My Gran was ace but woe betide you if you called her Granny.
Organised. Fair. Strong opinions.
My relationship with her really strengthened in my teens and adult years.
She was my biggest champion all the way through Uni. She wasn't allowed to go to grammar school despite passing the 11+ and a bursary as her brothers hadn't gone. Then her parents made her leave school at 14 and go into service. She resented this deeply her whole life.
She always worked for her own money and ran her own car in the 1950s which must have been really rare for a working class woman.
She financially supported me during my degree with an allowance from her personal savings and also from their joint income (my Grandfather was pretty successful so they lived well). She was a feeder and you could never leave the house without a food parcel. When we were kids she used to buy us Kellogg cereal variety packs and other treat food. As students it was turnock's caramel wafers and diet coke!

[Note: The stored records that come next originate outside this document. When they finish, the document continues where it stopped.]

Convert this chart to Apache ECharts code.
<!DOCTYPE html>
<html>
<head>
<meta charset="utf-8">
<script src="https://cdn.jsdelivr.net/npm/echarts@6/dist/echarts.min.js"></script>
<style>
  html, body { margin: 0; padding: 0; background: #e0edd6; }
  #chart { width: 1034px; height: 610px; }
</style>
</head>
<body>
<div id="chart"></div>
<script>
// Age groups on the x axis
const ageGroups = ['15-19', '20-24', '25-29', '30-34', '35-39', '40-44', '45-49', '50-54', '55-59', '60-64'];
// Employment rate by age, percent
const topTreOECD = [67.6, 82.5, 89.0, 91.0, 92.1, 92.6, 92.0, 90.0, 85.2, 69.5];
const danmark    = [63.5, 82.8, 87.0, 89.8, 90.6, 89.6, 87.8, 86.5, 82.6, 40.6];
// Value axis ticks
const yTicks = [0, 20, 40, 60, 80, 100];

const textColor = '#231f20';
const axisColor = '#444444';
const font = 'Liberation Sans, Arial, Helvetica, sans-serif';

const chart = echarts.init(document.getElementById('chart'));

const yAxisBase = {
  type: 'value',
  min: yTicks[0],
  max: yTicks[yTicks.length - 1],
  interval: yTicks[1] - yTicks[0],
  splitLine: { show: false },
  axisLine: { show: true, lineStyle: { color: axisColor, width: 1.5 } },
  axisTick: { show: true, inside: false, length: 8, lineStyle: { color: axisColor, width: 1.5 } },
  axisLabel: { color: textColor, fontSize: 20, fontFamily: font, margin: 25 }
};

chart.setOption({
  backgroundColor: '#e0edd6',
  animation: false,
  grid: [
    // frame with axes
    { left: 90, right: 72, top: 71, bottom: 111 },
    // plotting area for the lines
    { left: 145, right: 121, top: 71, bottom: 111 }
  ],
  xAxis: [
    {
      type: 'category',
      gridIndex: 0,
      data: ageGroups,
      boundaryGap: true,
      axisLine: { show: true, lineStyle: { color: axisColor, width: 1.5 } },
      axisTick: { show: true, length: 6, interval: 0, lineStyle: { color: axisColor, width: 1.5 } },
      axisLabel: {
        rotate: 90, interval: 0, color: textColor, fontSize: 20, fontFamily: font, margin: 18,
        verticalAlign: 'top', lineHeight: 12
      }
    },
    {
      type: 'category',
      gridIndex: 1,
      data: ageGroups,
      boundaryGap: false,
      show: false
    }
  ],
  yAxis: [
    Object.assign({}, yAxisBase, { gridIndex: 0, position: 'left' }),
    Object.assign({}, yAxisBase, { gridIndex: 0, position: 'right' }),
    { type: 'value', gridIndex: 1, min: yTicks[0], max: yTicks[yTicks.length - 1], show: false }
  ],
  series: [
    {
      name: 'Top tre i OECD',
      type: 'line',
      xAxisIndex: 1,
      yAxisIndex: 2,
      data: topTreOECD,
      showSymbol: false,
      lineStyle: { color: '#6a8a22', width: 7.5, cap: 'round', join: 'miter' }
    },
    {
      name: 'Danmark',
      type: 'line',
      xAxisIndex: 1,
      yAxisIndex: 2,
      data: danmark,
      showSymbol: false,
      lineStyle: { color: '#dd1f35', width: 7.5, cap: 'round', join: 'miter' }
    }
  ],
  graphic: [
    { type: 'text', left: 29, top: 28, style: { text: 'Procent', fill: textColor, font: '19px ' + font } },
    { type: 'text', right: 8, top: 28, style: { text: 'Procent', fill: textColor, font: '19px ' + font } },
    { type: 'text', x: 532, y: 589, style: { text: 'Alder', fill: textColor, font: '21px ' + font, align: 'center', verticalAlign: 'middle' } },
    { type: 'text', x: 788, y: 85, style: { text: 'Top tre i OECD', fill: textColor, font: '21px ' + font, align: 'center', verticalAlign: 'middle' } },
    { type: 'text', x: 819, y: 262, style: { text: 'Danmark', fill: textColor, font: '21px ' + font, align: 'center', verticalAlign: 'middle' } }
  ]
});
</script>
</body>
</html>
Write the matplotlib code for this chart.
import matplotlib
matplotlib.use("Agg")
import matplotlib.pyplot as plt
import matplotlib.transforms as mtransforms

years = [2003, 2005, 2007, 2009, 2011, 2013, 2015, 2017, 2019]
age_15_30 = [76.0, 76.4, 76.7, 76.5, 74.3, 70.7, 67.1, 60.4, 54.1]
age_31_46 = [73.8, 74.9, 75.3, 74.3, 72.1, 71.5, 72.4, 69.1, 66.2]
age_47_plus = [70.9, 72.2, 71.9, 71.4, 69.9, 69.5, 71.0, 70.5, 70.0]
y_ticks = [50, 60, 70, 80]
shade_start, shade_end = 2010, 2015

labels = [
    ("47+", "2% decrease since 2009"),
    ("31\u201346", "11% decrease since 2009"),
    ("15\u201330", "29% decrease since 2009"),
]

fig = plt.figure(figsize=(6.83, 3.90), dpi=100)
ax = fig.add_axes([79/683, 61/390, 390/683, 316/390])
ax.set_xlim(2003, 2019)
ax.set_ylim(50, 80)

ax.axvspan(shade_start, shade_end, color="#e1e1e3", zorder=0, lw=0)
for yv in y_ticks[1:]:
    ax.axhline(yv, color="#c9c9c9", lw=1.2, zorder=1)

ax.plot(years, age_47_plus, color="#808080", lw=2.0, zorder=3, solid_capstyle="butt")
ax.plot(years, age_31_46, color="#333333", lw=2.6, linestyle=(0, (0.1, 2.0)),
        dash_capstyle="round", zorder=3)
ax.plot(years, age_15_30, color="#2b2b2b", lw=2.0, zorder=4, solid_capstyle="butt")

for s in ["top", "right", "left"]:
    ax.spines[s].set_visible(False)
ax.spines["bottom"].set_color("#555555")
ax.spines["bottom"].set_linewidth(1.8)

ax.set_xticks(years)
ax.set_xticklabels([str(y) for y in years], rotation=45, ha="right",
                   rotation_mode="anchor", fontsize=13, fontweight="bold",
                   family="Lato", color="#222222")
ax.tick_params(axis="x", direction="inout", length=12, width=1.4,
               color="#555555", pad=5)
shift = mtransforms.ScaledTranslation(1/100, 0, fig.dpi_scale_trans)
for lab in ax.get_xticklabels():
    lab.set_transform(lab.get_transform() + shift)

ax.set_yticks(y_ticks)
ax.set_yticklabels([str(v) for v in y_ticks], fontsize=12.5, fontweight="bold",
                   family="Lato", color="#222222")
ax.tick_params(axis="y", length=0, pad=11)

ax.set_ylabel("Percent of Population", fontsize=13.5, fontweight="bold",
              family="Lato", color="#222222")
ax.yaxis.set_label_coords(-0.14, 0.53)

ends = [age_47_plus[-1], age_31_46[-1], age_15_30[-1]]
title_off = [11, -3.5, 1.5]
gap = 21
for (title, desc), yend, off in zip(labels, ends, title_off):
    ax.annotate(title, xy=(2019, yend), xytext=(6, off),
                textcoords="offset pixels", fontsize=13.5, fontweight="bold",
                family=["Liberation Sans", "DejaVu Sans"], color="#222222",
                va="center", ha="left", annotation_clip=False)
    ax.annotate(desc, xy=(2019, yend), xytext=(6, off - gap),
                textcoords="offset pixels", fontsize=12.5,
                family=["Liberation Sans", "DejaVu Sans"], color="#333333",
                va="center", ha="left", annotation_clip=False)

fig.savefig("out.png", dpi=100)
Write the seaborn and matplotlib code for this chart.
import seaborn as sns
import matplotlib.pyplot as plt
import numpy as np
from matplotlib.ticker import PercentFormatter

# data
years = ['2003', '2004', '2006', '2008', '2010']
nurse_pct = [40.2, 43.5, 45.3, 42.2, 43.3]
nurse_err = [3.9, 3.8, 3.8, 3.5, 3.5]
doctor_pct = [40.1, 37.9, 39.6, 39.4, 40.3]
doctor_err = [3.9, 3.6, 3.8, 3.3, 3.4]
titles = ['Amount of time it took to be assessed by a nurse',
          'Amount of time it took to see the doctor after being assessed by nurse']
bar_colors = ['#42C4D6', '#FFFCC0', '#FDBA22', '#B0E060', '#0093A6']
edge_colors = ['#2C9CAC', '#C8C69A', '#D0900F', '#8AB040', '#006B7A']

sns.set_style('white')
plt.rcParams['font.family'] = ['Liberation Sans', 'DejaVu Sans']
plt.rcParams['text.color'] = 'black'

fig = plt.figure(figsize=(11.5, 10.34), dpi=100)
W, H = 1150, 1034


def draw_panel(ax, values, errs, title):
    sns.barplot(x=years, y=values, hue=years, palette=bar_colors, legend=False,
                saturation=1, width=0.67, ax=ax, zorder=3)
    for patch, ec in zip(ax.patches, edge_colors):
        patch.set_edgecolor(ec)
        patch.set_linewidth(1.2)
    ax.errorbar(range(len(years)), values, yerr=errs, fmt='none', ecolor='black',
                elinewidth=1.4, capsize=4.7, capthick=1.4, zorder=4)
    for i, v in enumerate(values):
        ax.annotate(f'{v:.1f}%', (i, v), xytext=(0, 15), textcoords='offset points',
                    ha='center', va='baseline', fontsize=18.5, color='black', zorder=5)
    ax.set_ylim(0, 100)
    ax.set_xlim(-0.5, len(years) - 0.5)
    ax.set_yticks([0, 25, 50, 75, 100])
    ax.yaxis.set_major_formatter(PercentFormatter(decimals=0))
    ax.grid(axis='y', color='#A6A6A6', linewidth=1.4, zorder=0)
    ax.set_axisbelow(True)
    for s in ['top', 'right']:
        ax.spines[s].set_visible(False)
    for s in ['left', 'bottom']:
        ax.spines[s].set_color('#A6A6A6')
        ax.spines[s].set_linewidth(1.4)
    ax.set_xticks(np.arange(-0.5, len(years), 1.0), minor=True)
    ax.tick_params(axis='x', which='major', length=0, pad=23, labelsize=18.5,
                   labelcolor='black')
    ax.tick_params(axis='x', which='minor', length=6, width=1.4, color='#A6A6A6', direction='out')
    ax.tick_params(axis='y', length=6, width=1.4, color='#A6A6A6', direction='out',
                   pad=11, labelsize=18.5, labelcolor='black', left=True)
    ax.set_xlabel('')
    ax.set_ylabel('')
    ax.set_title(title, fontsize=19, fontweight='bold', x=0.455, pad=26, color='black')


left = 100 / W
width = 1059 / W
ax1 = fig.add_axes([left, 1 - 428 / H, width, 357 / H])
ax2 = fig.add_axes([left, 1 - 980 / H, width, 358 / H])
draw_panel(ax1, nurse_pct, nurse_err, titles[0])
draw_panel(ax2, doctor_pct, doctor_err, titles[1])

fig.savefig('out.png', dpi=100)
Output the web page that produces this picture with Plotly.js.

Saturday lunch at her house was a standing invite to the whole family for about 20 years. It was always fun to drop in and see who had made it for a bowl of soup and a roll.
She and my Grandfather were proper owls. Once my siblings and I could drive they loved it if we dropped in on the way past, and it was a very short detour from the main arterial route into the city centre to their house, so we did often. Usually after 10pm. There was always tea, chat and chocolate biscuits.
She loved to travel and masterminded many adventurous holidays - including driving over Scandinavia into Russia just after they'd started letting Western tourists in. Her happy place was with an atlas, pile of tourist information brochures and her typewriter sorting out their next trip. She would have LOVED internet travel bookings.
She died about 8 years ago when I was in my late thirties we were lucky to have had her for so long and I'm grateful I got to know her as an adult.